(Brief) Introduction to R! Problem Sets Solutions for PS 2
Solutions for PS 2
Initial Setup
# load relevant libraries
library(tidyverse)
library(lubridate)
# read in data (this step looks slightly different for me)
mobility <- read.csv("../../data/applemobilitytrends.csv")
# view the structure
str(mobility)
Question 1
# Since we are tidyverse experts, we can answer all these questions in one try:
mobility_CLT <- mobility %>%
# step 1
filter(region == "Charlotte",
sub.region == "North Carolina",
# step 3
transportation_type == "driving") %>%
# step 4
pivot_longer(cols = starts_with("X"), names_to = "date", values_to = "volume") %>%
# step 5
mutate(date = str_remove_all(date, "[Xx.]"),
# step 6
date = ymd(date))
# Now to plot...
ggplot(mobility_CLT) +
# dividing by 100 for the scales below... do not need to do so otherwise
geom_line(aes(x = date, y = volume/100), color = "red") +
# note, the top two lines would suffice but...
#ggthemes::theme_fivethirtyeight() +
labs(
title = "Volume of Direction Requests; Charlotte, NC",
subtitle = "volume as a percent change from baseline (100%)",
x = "Date",
y = "Volume",
caption = "data: https://www.apple.com/covid19/mobility"
) +
scale_y_continuous(labels = scales::percent)
Question 2
mobility_CLT2 <- mobility_CLT %>%
# step 1
mutate(weekday = wday(date)) %>%
# step 2
group_by(weekday) %>%
summarise(avg_volume = mean(volume, na.rm = TRUE)) %>%
# this not necessary for now
# R needs to know weekday is categorical (not numerical)

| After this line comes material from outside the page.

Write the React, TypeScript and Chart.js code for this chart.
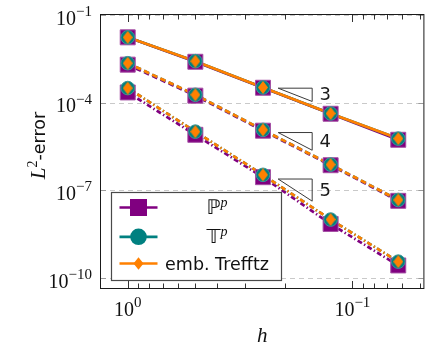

mutate(weekday = as.factor(weekday))
# Now to plot
ggplot(mobility_CLT2) +
# make weekday a factor (it is categorical, not numerical)
# This is important for the scale of your x axis
# Try both!
geom_bar(aes(x = weekday, y = avg_volume, fill = weekday), stat = "identity") +
#ggthemes::theme_fivethirtyeight() +
scale_fill_ordinal() +
guides(fill = FALSE) +
labs(
title = "Average Direction Request Volume for Charlotte, NC",
subtitle = "volume as a percent change from baseline (100%)",
x = "Day of Week; 1 = Monday",
y = "Volume",
caption = "data: https://www.apple.com/covid19/mobility"
)
Looks like we have our final answer! Day 6, or Saturday, has our highest volume on average. Of course, this is a fairly naive approach to time series data… but that wasn’t the point. Now you’re tidyverse/ggplot experts!